3.3 [Mar 17] Misinformation and Disinformation 3.3 [Mar 17] Misinformation and Disinformation

  • Definitions: is there a difference between misinformation, disinformation, and fake news? Do the differences between these terms matter?
  • Should we combat disinformation and misinformation? If so, how?
  • What is the responsibility of governments, online platforms, ordinary individuals, and other actors in society with regard to disinformation and misinformation?
  • Are there particular contexts where disinformation/misinformation is more harmful than others?

3.4 [Mar. 18] Platform Content Policies 3.4 [Mar. 18] Platform Content Policies

  • What kinds of content should online platforms permit / prohibit?
  • How should online platforms go about deciding whether to permit / prohibit certain forms of content?
  • What is the nature of platforms' content rules? Are they laws? Contracts? Guidelines? Or just self-serving statements?
  • Should different speakers be subject to diferent rules when it comes to regulating online content?
  • What is the role of human rights law when platforms are setting their content policies?
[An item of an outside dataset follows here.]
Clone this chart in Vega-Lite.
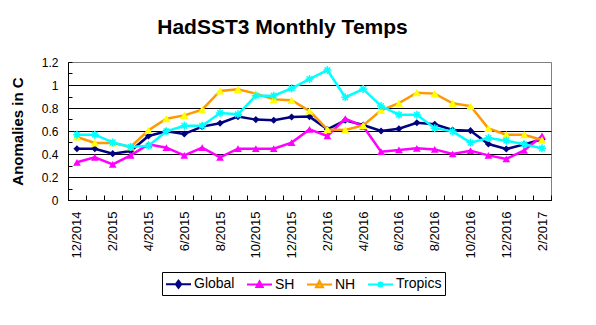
{
  "$schema": "https://vega.github.io/schema/vega-lite/v6.json",
  "width": 483,
  "height": 138,
  "autosize": {"type": "none"},
  "padding": {"left": 68, "top": 62, "right": 45, "bottom": 125},
  "background": "white",
  "config": {
    "view": {"stroke": "#808080", "strokeWidth": 1},
    "font": "Liberation Sans"
  },
  "title": {
    "text": "HadSST3 Monthly Temps",
    "font": "Liberation Sans",
    "fontSize": 21,
    "fontWeight": "bold",
    "color": "black",
    "anchor": "middle",
    "dx": -27,
    "offset": 18
  },
  "data": {
    "values": [
      {"month": "12/2014", "Global": 0.446, "SH": 0.328, "NH": 0.548, "Tropics": 0.568},
      {"month": "1/2015", "Global": 0.446, "SH": 0.371, "NH": 0.496, "Tropics": 0.568},
      {"month": "2/2015", "Global": 0.403, "SH": 0.310, "NH": 0.496, "Tropics": 0.501},
      {"month": "3/2015", "Global": 0.426, "SH": 0.388, "NH": 0.461, "Tropics": 0.461},
      {"month": "4/2015", "Global": 0.557, "SH": 0.484, "NH": 0.606, "Tropics": 0.472},
      {"month": "5/2015", "Global": 0.597, "SH": 0.455, "NH": 0.707, "Tropics": 0.597},
      {"month": "6/2015", "Global": 0.574, "SH": 0.388, "NH": 0.736, "Tropics": 0.646},
      {"month": "7/2015", "Global": 0.638, "SH": 0.455, "NH": 0.786, "Tropics": 0.646},
      {"month": "8/2015", "Global": 0.667, "SH": 0.371, "NH": 0.948, "Tropics": 0.757},
      {"month": "9/2015", "Global": 0.725, "SH": 0.446, "NH": 0.962, "Tropics": 0.745},
      {"month": "10/2015", "Global": 0.699, "SH": 0.446, "NH": 0.925, "Tropics": 0.907},
      {"month": "11/2015", "Global": 0.693, "SH": 0.446, "NH": 0.875, "Tropics": 0.907},
      {"month": "12/2015", "Global": 0.722, "SH": 0.499, "NH": 0.867, "Tropics": 0.971},
      {"month": "1/2016", "Global": 0.725, "SH": 0.614, "NH": 0.774, "Tropics": 1.052},
      {"month": "2/2016", "Global": 0.614, "SH": 0.557, "NH": 0.614, "Tropics": 1.130},
      {"month": "3/2016", "Global": 0.693, "SH": 0.707, "NH": 0.609, "Tropics": 0.893},
      {"month": "4/2016", "Global": 0.652, "SH": 0.641, "NH": 0.649, "Tropics": 0.965},
      {"month": "5/2016", "Global": 0.600, "SH": 0.420, "NH": 0.780, "Tropics": 0.817},
      {"month": "6/2016", "Global": 0.620, "SH": 0.435, "NH": 0.843, "Tropics": 0.742},
      {"month": "7/2016", "Global": 0.672, "SH": 0.449, "NH": 0.933, "Tropics": 0.742},
      {"month": "8/2016", "Global": 0.658, "SH": 0.440, "NH": 0.925, "Tropics": 0.625},
      {"month": "9/2016", "Global": 0.609, "SH": 0.400, "NH": 0.841, "Tropics": 0.597},
      {"month": "10/2016", "Global": 0.603, "SH": 0.429, "NH": 0.817, "Tropics": 0.499},
      {"month": "11/2016", "Global": 0.487, "SH": 0.388, "NH": 0.623, "Tropics": 0.539},
      {"month": "12/2016", "Global": 0.443, "SH": 0.357, "NH": 0.568, "Tropics": 0.516},
      {"month": "1/2017", "Global": 0.484, "SH": 0.432, "NH": 0.568, "Tropics": 0.484},
      {"month": "2/2017", "Global": 0.528, "SH": 0.557, "NH": 0.522, "Tropics": 0.449}
    ]
  },
  "encoding": {
    "x": {
      "field": "month",
      "type": "ordinal",
      "bandPosition": 0.5,
      "scale": {
        "type": "band",
        "paddingInner": 0,
        "paddingOuter": 0,
        "domain": ["12/2014","1/2015","2/2015","3/2015","4/2015","5/2015","6/2015","7/2015","8/2015","9/2015","10/2015","11/2015","12/2015","1/2016","2/2016","3/2016","4/2016","5/2016","6/2016","7/2016","8/2016","9/2016","10/2016","11/2016","12/2016","1/2017","2/2017"]
      },
      "axis": {
        "title": null,
        "grid": false,
        "tickBand": "extent",
        "tickSize": -5,
        "tickColor": "black",
        "domainColor": "black",
        "labelAngle": -90,
        "labelOverlap": false,
        "labelExpr": "parseInt(split(datum.value, '/')[0]) % 2 == 0 ? datum.label : ''",
        "labelFont": "Liberation Sans",
        "labelFontSize": 13,
        "labelColor": "black",
        "labelPadding": 16
      }
    }
  },
  "layer": [
    {
      "mark": {"type": "line", "color": "#000080", "strokeWidth": 2.5,
        "point": {"shape": "diamond", "filled": true, "size": 50, "color": "#000080", "opacity": 1}},
      "encoding": {
        "y": {
          "field": "Global",
          "type": "quantitative",
          "title": "Anomalies in C",
          "scale": {"domain": [0, 1.2], "nice": false, "zero": true},
          "axis": {
            "values": [0, 0.1, 0.2, 0.3, 0.4, 0.5, 0.6, 0.7, 0.8, 0.9, 1, 1.1, 1.2],
            "tickCount": 13,
            "format": ".1~f",
            "labelOverlap": false,
            "labelExpr": "round(datum.value*10) % 2 == 0 ? datum.label : ''",
            "tickSize": -4,
            "tickColor": "black",
            "grid": true,
            "gridColor": {"condition": {"test": "datum.value > 1.15", "value": "#808080"}, "value": "black"},
            "gridOpacity": {"condition": {"test": "round(datum.value*10) % 2 == 1", "value": 0}, "value": 1},
            "domainColor": "black",
            "labelFont": "Liberation Sans",
            "labelFontSize": 12,
            "labelColor": "black",
            "labelPadding": 14,
            "title": "Anomalies in C",
            "titleFont": "Liberation Sans",
            "titleFontSize": 15,
            "titleFontWeight": "bold",
            "titleColor": "black",
            "titlePadding": 16
          }
        }
      }
    },
    {
      "mark": {"type": "line", "color": "#FF00FF", "strokeWidth": 2.5,
        "point": {"shape": "triangle-up", "filled": true, "size": 60, "color": "#FF00FF", "opacity": 1}},
      "encoding": {"y": {"field": "SH", "type": "quantitative", "title": "Anomalies in C"}}
    },
    {
      "mark": {"type": "line", "color": "#FF9900", "strokeWidth": 2.5,
        "point": {"shape": "triangle-up", "filled": true, "size": 70, "fill": "#FFFF00", "opacity": 1}},
      "encoding": {"y": {"field": "NH", "type": "quantitative", "title": "Anomalies in C"}}
    },
    {
      "mark": {"type": "line", "color": "#00FFFF", "strokeWidth": 2.5,
        "point": {"shape": "M-1,0H1M0,-1V1M-0.7,-0.7L0.7,0.7M-0.7,0.7L0.7,-0.7", "filled": false, "size": 64, "stroke": "#00FFFF", "strokeWidth": 1.5, "opacity": 1}},
      "encoding": {"y": {"field": "Tropics", "type": "quantitative", "title": "Anomalies in C"}}
    },
    {
      "transform": [
        {"fold": ["Global", "SH", "NH", "Tropics"], "as": ["series", "val"]},
        {"filter": "false"}
      ],
      "mark": {"type": "point", "filled": true, "opacity": 1, "strokeWidth": 2},
      "encoding": {
        "y": {"field": "val", "type": "quantitative", "title": "Anomalies in C"},
        "shape": {
          "field": "series", "type": "nominal",
          "scale": {
            "domain": ["Global", "SH", "NH", "Tropics"],
            "range": [
              "M-1,0H2.125M0.5625,-0.45L0.9,0L0.5625,0.45L0.225,0Z",
              "M-1,0H2.125M0.5625,-0.4L0.95,0.3L0.175,0.3Z",
              "M-1,0H2.125M0.5625,-0.45L1,0.33L0.125,0.33Z",
              "M-1,0H2.125M0.28,-0.28L0.84,0.28M0.28,0.28L0.84,-0.28M0.5625,-0.38V0.38"
            ]
          },
          "legend": {
            "title": null, "orient": "none", "legendX": 94, "legendY": 210,
            "direction": "horizontal", "columns": 4, "strokeColor": "black", "fillColor": "white",
            "padding": 3, "symbolSize": 256, "symbolStrokeWidth": 2,
            "labelFont": "Liberation Sans", "labelFontSize": 14, "labelColor": "black",
            "labelOffset": 11, "columnPadding": 8
          }
        },
        "fill": {
          "field": "series", "type": "nominal",
          "scale": {"domain": ["Global", "SH", "NH", "Tropics"], "range": ["#000080", "#FF00FF", "#FFFF00", "#00FFFF"]},
          "legend": {
            "title": null, "orient": "none", "legendX": 94, "legendY": 210,
            "direction": "horizontal", "columns": 4, "strokeColor": "black", "fillColor": "white",
            "padding": 3, "symbolSize": 256, "symbolStrokeWidth": 2,
            "labelFont": "Liberation Sans", "labelFontSize": 14, "labelColor": "black",
            "labelOffset": 11, "columnPadding": 8
          }
        },
        "stroke": {
          "field": "series", "type": "nominal",
          "scale": {"domain": ["Global", "SH", "NH", "Tropics"], "range": ["#000080", "#FF00FF", "#FF9900", "#00FFFF"]},
          "legend": {
            "title": null, "orient": "none", "legendX": 94, "legendY": 210,
            "direction": "horizontal", "columns": 4, "strokeColor": "black", "fillColor": "white",
            "padding": 3, "symbolSize": 256, "symbolStrokeWidth": 2,
            "labelFont": "Liberation Sans", "labelFontSize": 14, "labelColor": "black",
            "labelOffset": 11, "columnPadding": 8
          }
        }
      }
    }
  ]
}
3.5 [Mar. 19] Dangerous Speech and Platform Responses: Guest Speaker--Dunstan Allison-Hope, BSR 3.5 [Mar. 19] Dangerous Speech and Platform Responses: Guest Speaker--Dunstan Allison-Hope, BSR

  • What is the difference between hate speech, harmful speech, and dangerous speech?
  • What should platforms do about speech that is "lawful but awful?"
  • What responsibilities do online platforms bear for misuses of their products?
  • What responsibilities do online platforms have to police the content that is published on their platforms?
  • What due diligence should online platforms conduct when entering into new markets, when the internet is a single global network (at least in theory)?